3,438 posts, read 4,456,961 times
Reputation: 3683
Quote:
Originally Posted by Stadtmensch View Post
No, the discussion wasn't about whether people would leave dense urban for less dense urban, it was about whether people would leave density, because that was exactly your argument. But it's funny to see you trying to move the goal post again. I mean you just wrote it yourself in your latest post.
My comment was about dispersion from density and this entire forum is about "urban planning" and your threads are always promoting high density urban areas. The overwhelming numbers come from dense urban areas because of the numerosity of people. Yes the population is dispersing away from the dense urban areas to less dense urban areas and the growth is fastest in the less dense area.

Quote:
Originally Posted by Stadtmensch View Post
Shallow insults seem to be your thing.

Apparently your nationalism doesn't allow you to talk about urban planning in general and outside the US. However, this forum is still a general urban planning forum and not an Urban Planning in the US forum.
This coming from the author of hundreds of posts denigrating American cities, cars, parents, children, engineering, construction, built-form, etc.? What a hypocrite (was that a shallow insult?)

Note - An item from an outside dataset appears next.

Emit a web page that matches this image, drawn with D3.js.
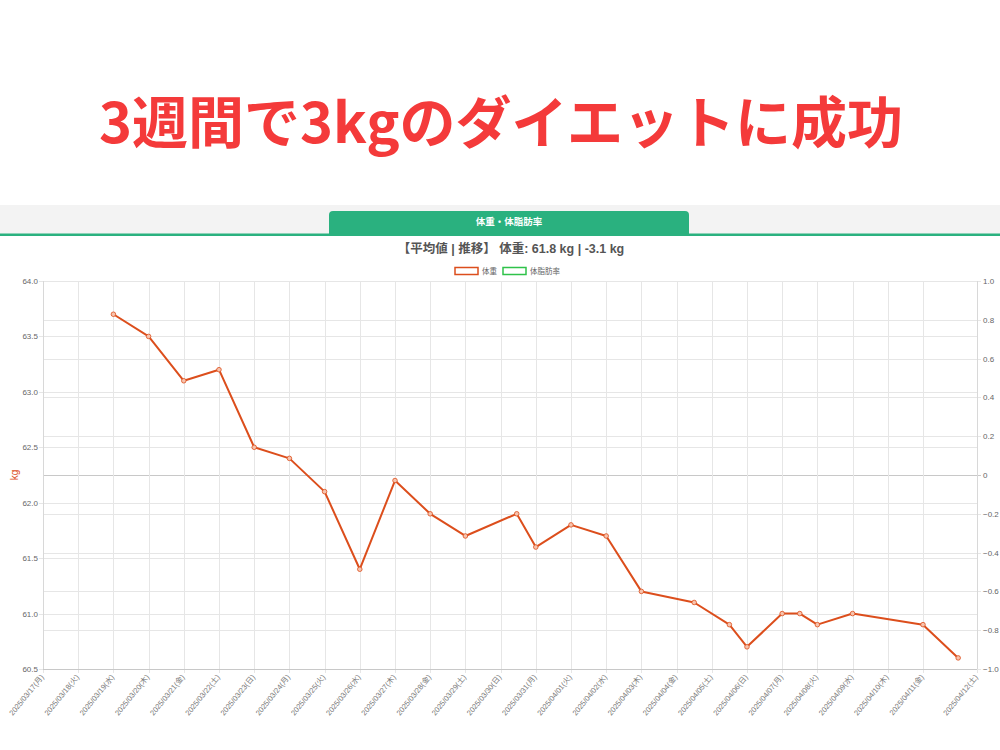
<!DOCTYPE html>
<html><head><meta charset="utf-8">
<script src="https://cdn.jsdelivr.net/npm/d3@7"></script>
<style>
html,body{margin:0;padding:0;background:#fff;}
svg{display:block;font-family:"Liberation Sans","Noto Sans CJK JP",sans-serif;}
</style></head>
<body>
<svg id="c" width="1000" height="750"></svg>
<script>
// ---- data ----
const titleText = "3週間で3kgのダイエットに成功";
const tabText = "体重・体脂肪率";
const subtitleText = "【平均値 | 推移】 体重: 61.8 kg | -3.1 kg";
const seriesNames = ["体重", "体脂肪率"];
const seriesColors = ["#dc4e1c", "#2fc24a"];
const yLeftLabel = "kg";

const xTickLabels = [
  "2025/03/17(月)","2025/03/18(火)","2025/03/19(水)","2025/03/20(木)","2025/03/21(金)",
  "2025/03/22(土)","2025/03/23(日)","2025/03/24(月)","2025/03/25(火)","2025/03/26(水)",
  "2025/03/27(木)","2025/03/28(金)","2025/03/29(土)","2025/03/30(日)","2025/03/31(月)",
  "2025/04/01(火)","2025/04/02(水)","2025/04/03(木)","2025/04/04(金)","2025/04/05(土)",
  "2025/04/06(日)","2025/04/07(月)","2025/04/08(火)","2025/04/09(水)","2025/04/10(木)",
  "2025/04/11(金)","2025/04/12(土)"
];
const xMin = "2025-03-17T00:00";
const xMax = "2025-04-12T12:50";

const weightTimes = [
  "2025-03-19T00:00","2025-03-20T00:00","2025-03-21T00:00","2025-03-22T00:00","2025-03-23T00:00",
  "2025-03-24T00:00","2025-03-25T00:00","2025-03-26T00:00","2025-03-27T00:00","2025-03-28T00:00",
  "2025-03-29T00:00","2025-03-30T11:00","2025-03-31T00:00","2025-04-01T00:00","2025-04-02T00:00",
  "2025-04-03T00:00","2025-04-04T12:00","2025-04-05T12:00","2025-04-06T00:00","2025-04-07T00:00",
  "2025-04-07T12:00","2025-04-08T00:00","2025-04-09T00:00","2025-04-11T00:00","2025-04-12T00:00"
];
const weightValues = [
  63.7,63.5,63.1,63.2,62.5,62.4,62.1,61.4,62.2,61.9,61.7,61.9,61.6,61.8,61.7,
  61.2,61.1,60.9,60.7,61.0,61.0,60.9,61.0,60.9,60.6
];
const bodyFatValues = [];

const yLeftTicks = [60.5,61.0,61.5,62.0,62.5,63.0,63.5,64.0];
const yRightTicks = [-1.0,-0.8,-0.6,-0.4,-0.2,0,0.2,0.4,0.6,0.8,1.0];

// ---- drawing ----
const svg = d3.select("#c");
const W = 1000;
const green = "#2ab17f";
const parse = d3.timeParse("%Y-%m-%dT%H:%M");
const parseLabel = d3.timeParse("%Y/%m/%d");

svg.append("rect").attr("width",1000).attr("height",750).attr("fill","#fff");

// title
svg.append("text").attr("x",501).attr("y",143).attr("text-anchor","middle")
  .attr("font-family","'Noto Sans CJK JP',sans-serif")
  .attr("font-size",56).attr("font-weight",700).attr("fill","#f43a3a")
  .text(titleText);

// tab band
svg.append("rect").attr("x",0).attr("y",205).attr("width",W).attr("height",29).attr("fill","#f3f3f3");
const tx0=329, tx1=689, ty0=211, ty1=234, r=4;
svg.append("path").attr("fill",green)
  .attr("d",`M${tx0},${ty1}V${ty0+r}Q${tx0},${ty0} ${tx0+r},${ty0}H${tx1-r}Q${tx1},${ty0} ${tx1},${ty0+r}V${ty1}Z`);
svg.append("rect").attr("x",0).attr("y",233.5).attr("width",W).attr("height",2.5).attr("fill",green);
svg.append("text").attr("x",509).attr("y",222).attr("dy","0.35em").attr("text-anchor","middle")
  .attr("font-size",9.5).attr("font-weight",700).attr("fill","#fff").text(tabText);

// subtitle
svg.append("text").attr("x",511).attr("y",249).attr("dy","0.35em").attr("text-anchor","middle")
  .attr("font-size",12.5).attr("font-weight",700).attr("fill","#555").text(subtitleText);

// legend
const legX = [454, 502];
seriesNames.forEach((n,i)=>{
  svg.append("rect").attr("x",legX[i]+1).attr("y",267.5).attr("width",23).attr("height",7)
    .attr("fill","#fff").attr("stroke",seriesColors[i]).attr("stroke-width",1.5);
  svg.append("text").attr("x",legX[i]+28).attr("y",271).attr("dy","0.35em")
    .attr("font-size",7.5).attr("fill","#666").text(n);
});

// plot area
const L=43, R=977, T=281, B=669;
const x = d3.scaleTime().domain([parse(xMin), parse(xMax)]).range([L,R]);
const yL = d3.scaleLinear().domain([60.5,64.0]).range([B,T]);
const yR = d3.scaleLinear().domain([-1,1]).range([B,T]);

const g = svg.append("g");
// horizontal grid: left ticks
g.selectAll(".hl").data(yLeftTicks).join("line")
  .attr("x1",L-4).attr("x2",R).attr("y1",d=>Math.round(yL(d))+0.5).attr("y2",d=>Math.round(yL(d))+0.5)
  .attr("stroke","#e6e6e6").attr("stroke-width",1);
// horizontal grid: right ticks
g.selectAll(".hr").data(yRightTicks).join("line")
  .attr("x1",L).attr("x2",R+4).attr("y1",d=>Math.round(yR(d))+0.5).attr("y2",d=>Math.round(yR(d))+0.5)
  .attr("stroke",d=>d===0?"#c8c8c8":"#e6e6e6").attr("stroke-width",1);

// vertical grid
const tickDates = xTickLabels.map((s,i)=> i===xTickLabels.length-1 ? parse(xMax) : parseLabel(s.slice(0,10)));
g.selectAll(".v").data(tickDates).join("line")
  .attr("x1",d=>Math.round(x(d))+0.5).attr("x2",d=>Math.round(x(d))+0.5)
  .attr("y1",T).attr("y2",B+4)
  .attr("stroke","#e6e6e6").attr("stroke-width",1);

// axis borders
g.append("line").attr("x1",L+0.5).attr("x2",L+0.5).attr("y1",T).attr("y2",B).attr("stroke","#d8d8d8");
g.append("line").attr("x1",R+0.5).attr("x2",R+0.5).attr("y1",T).attr("y2",B).attr("stroke","#d8d8d8");
g.append("line").attr("x1",L).attr("x2",R).attr("y1",B+0.5).attr("y2",B+0.5).attr("stroke","#c8c8c8");

// left axis labels
const axL = svg.append("g").attr("transform",`translate(${L-5},0)`)
  .call(d3.axisLeft(yL).tickValues(yLeftTicks).tickFormat(d3.format(".1f")).tickSize(0).tickPadding(0));
axL.select(".domain").remove();
axL.selectAll("text").attr("font-size",8).attr("fill","#666").attr("font-family","'Liberation Sans',sans-serif");

// right axis labels
const axR = svg.append("g").attr("transform",`translate(${R+6},0)`)
  .call(d3.axisRight(yR).tickValues(yRightTicks).tickFormat(d=> d===0?"0":d3.format(".1f")(d)).tickSize(0).tickPadding(0));
axR.select(".domain").remove();
axR.selectAll("text").attr("font-size",8).attr("fill","#666").attr("font-family","'Liberation Sans',sans-serif");

// x axis labels
const axX = svg.append("g").attr("transform",`translate(0,${B+5})`)
  .call(d3.axisBottom(x).tickValues(tickDates).tickFormat((d,i)=>xTickLabels[i]).tickSize(0).tickPadding(0));
axX.select(".domain").remove();
axX.selectAll("text").attr("font-size",7.5).attr("fill","#777")
  .attr("font-family","'Liberation Sans','Noto Sans CJK JP',sans-serif")
  .attr("text-anchor","end").attr("dy","0.35em")
  .attr("transform","rotate(-51)").attr("x",-2).attr("y",0);

// y label
svg.append("text").attr("transform","translate(14,475) rotate(-90)").attr("text-anchor","middle")
  .attr("dy","0.35em").attr("font-size",10).attr("fill",seriesColors[0]).text(yLeftLabel);

// line
const pts = weightTimes.map((t,i)=>({t:parse(t), v:weightValues[i]}));
svg.append("path").datum(pts)
  .attr("fill","none").attr("stroke",seriesColors[0]).attr("stroke-width",2)
  .attr("stroke-linejoin","round")
  .attr("d", d3.line().x(d=>x(d.t)).y(d=>yL(d.v)));
svg.selectAll(".pt").data(pts).join("circle")
  .attr("cx",d=>x(d.t)).attr("cy",d=>yL(d.v)).attr("r",2.3)
  .attr("fill","#f7c3ad").attr("stroke",seriesColors[0]).attr("stroke-width",0.8);
</script>
</body></html>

Yeah it's not about urban planning in the U.S. Yet that and other aspects of American living and culture are what you routinely use this forum to attack and denigrate.

Quote:
Originally Posted by Stadtmensch View Post
There are various philosophical views on what society is, but I have never encountered such an arrogant rejection of the concept of society as comes from libertarians like you. Precisely because there are different interests in society, it is all the more important that care is taken to ensure that these interests are not harmed, so that society is protected and controlled so that no harm occurs to it.
Well you're faced with two options. Voluntarily assimilate into our "society" or recognize that you are not part of the same "society" to which any purported duty or obligation is owed. See how easy and obvious that was? The use of abstract concepts like "society" and "community" are nothing more than excuses to rationalize taking from and making others worse off under the pretext of betterment for "society". There is no uni-society.